- EXERCISE DETAILS
Copy the data exactly; pictures stay out of the copy.

########

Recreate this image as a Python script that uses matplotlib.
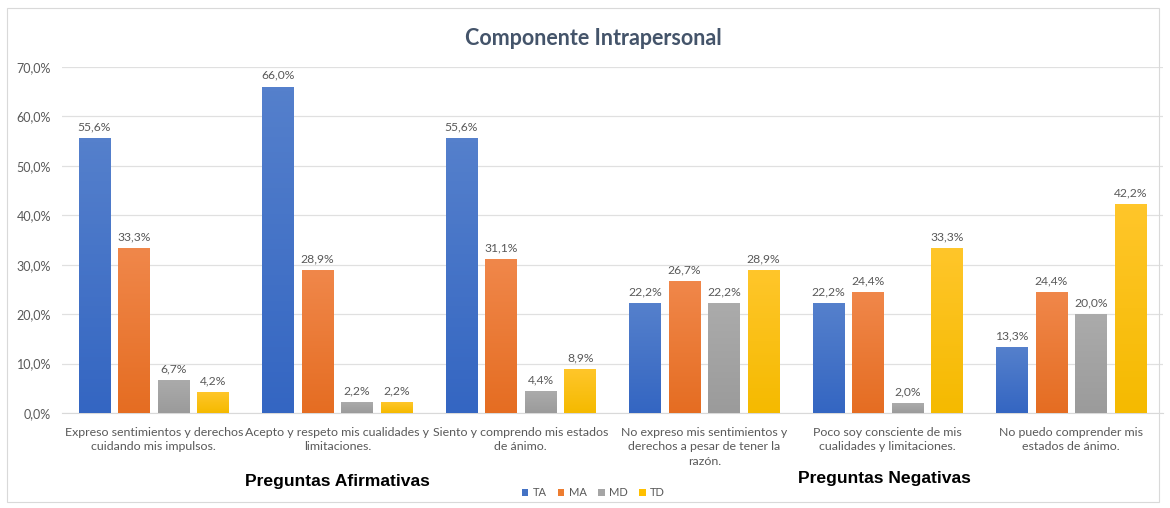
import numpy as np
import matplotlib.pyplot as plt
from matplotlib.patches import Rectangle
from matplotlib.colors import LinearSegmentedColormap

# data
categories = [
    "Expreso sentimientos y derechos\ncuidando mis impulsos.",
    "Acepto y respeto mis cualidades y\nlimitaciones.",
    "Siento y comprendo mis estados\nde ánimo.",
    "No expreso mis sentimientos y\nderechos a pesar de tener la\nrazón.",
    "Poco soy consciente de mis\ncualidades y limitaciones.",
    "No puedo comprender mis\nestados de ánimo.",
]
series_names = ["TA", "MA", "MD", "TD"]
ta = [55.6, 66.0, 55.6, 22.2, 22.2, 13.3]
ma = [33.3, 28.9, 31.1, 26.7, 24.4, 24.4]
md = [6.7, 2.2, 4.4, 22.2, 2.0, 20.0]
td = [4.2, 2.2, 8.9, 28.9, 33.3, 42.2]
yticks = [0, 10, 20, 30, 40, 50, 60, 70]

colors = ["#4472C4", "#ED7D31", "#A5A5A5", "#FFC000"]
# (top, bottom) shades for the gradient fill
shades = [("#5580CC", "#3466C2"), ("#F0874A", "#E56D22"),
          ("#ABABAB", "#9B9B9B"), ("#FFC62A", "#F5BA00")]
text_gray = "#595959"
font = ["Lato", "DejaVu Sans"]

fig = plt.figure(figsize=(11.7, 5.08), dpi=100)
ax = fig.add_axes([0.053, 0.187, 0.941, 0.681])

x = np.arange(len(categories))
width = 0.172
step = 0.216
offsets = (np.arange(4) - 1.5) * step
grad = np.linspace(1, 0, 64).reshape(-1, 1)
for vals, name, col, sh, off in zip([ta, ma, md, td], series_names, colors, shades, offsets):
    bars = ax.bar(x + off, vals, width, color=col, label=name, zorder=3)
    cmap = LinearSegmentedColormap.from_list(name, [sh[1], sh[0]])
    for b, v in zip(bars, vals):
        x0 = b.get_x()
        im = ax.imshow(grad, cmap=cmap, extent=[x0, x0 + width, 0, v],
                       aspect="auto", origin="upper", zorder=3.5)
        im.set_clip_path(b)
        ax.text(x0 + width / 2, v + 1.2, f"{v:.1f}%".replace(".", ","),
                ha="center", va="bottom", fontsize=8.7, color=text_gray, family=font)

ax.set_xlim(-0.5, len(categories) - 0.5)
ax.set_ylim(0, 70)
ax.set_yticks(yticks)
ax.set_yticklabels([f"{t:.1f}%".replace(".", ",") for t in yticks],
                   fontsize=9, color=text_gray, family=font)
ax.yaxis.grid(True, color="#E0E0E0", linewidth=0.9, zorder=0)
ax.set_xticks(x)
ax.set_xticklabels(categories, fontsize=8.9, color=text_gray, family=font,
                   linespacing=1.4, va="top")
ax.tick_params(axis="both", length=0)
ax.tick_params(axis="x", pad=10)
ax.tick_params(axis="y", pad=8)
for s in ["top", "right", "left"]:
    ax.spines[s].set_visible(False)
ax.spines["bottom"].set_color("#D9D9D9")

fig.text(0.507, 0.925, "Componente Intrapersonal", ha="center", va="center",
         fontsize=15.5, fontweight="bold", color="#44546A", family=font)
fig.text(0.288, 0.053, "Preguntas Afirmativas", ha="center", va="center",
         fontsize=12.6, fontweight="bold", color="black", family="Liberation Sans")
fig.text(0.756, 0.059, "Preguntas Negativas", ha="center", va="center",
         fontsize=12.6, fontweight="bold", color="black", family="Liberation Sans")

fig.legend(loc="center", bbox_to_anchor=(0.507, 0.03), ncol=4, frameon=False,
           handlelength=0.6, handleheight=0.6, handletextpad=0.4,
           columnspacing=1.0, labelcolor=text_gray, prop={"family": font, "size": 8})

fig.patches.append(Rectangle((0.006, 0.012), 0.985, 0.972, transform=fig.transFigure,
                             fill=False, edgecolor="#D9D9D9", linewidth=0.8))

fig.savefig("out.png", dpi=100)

########

- FULL OUTPUT
Recreate this image as a Python script that uses matplotlib.
import numpy as np
import matplotlib.pyplot as plt
from matplotlib.patches import Rectangle
from matplotlib.colors import LinearSegmentedColormap

# data
categories = [
    "Expreso sentimientos y derechos\ncuidando mis impulsos.",
    "Acepto y respeto mis cualidades y\nlimitaciones.",
    "Siento y comprendo mis estados\nde ánimo.",
    "No expreso mis sentimientos y\nderechos a pesar de tener la\nrazón.",
    "Poco soy consciente de mis\ncualidades y limitaciones.",
    "No puedo comprender mis\nestados de ánimo.",
]
series_names = ["TA", "MA", "MD", "TD"]
ta = [55.6, 66.0, 55.6, 22.2, 22.2, 13.3]
ma = [33.3, 28.9, 31.1, 26.7, 24.4, 24.4]
md = [6.7, 2.2, 4.4, 22.2, 2.0, 20.0]
td = [4.2, 2.2, 8.9, 28.9, 33.3, 42.2]
yticks = [0, 10, 20, 30, 40, 50, 60, 70]

colors = ["#4472C4", "#ED7D31", "#A5A5A5", "#FFC000"]
# (top, bottom) shades for the gradient fill
shades = [("#5580CC", "#3466C2"), ("#F0874A", "#E56D22"),
          ("#ABABAB", "#9B9B9B"), ("#FFC62A", "#F5BA00")]
text_gray = "#595959"
font = ["Lato", "DejaVu Sans"]

fig = plt.figure(figsize=(11.7, 5.08), dpi=100)
ax = fig.add_axes([0.053, 0.187, 0.941, 0.681])

x = np.arange(len(categories))
width = 0.172
step = 0.216
offsets = (np.arange(4) - 1.5) * step
grad = np.linspace(1, 0, 64).reshape(-1, 1)
for vals, name, col, sh, off in zip([ta, ma, md, td], series_names, colors, shades, offsets):
    bars = ax.bar(x + off, vals, width, color=col, label=name, zorder=3)
    cmap = LinearSegmentedColormap.from_list(name, [sh[1], sh[0]])
    for b, v in zip(bars, vals):
        x0 = b.get_x()
        im = ax.imshow(grad, cmap=cmap, extent=[x0, x0 + width, 0, v],
                       aspect="auto", origin="upper", zorder=3.5)
        im.set_clip_path(b)
        ax.text(x0 + width / 2, v + 1.2, f"{v:.1f}%".replace(".", ","),
                ha="center", va="bottom", fontsize=8.7, color=text_gray, family=font)

ax.set_xlim(-0.5, len(categories) - 0.5)
ax.set_ylim(0, 70)
ax.set_yticks(yticks)
ax.set_yticklabels([f"{t:.1f}%".replace(".", ",") for t in yticks],
                   fontsize=9, color=text_gray, family=font)
ax.yaxis.grid(True, color="#E0E0E0", linewidth=0.9, zorder=0)
ax.set_xticks(x)
ax.set_xticklabels(categories, fontsize=8.9, color=text_gray, family=font,
                   linespacing=1.4, va="top")
ax.tick_params(axis="both", length=0)
ax.tick_params(axis="x", pad=10)
ax.tick_params(axis="y", pad=8)
for s in ["top", "right", "left"]:
    ax.spines[s].set_visible(False)
ax.spines["bottom"].set_color("#D9D9D9")

fig.text(0.507, 0.925, "Componente Intrapersonal", ha="center", va="center",
         fontsize=15.5, fontweight="bold", color="#44546A", family=font)
fig.text(0.288, 0.053, "Preguntas Afirmativas", ha="center", va="center",
         fontsize=12.6, fontweight="bold", color="black", family="Liberation Sans")
fig.text(0.756, 0.059, "Preguntas Negativas", ha="center", va="center",
         fontsize=12.6, fontweight="bold", color="black", family="Liberation Sans")

fig.legend(loc="center", bbox_to_anchor=(0.507, 0.03), ncol=4, frameon=False,
           handlelength=0.6, handleheight=0.6, handletextpad=0.4,
           columnspacing=1.0, labelcolor=text_gray, prop={"family": font, "size": 8})

fig.patches.append(Rectangle((0.006, 0.012), 0.985, 0.972, transform=fig.transFigure,
                             fill=False, edgecolor="#D9D9D9", linewidth=0.8))

fig.savefig("out.png", dpi=100)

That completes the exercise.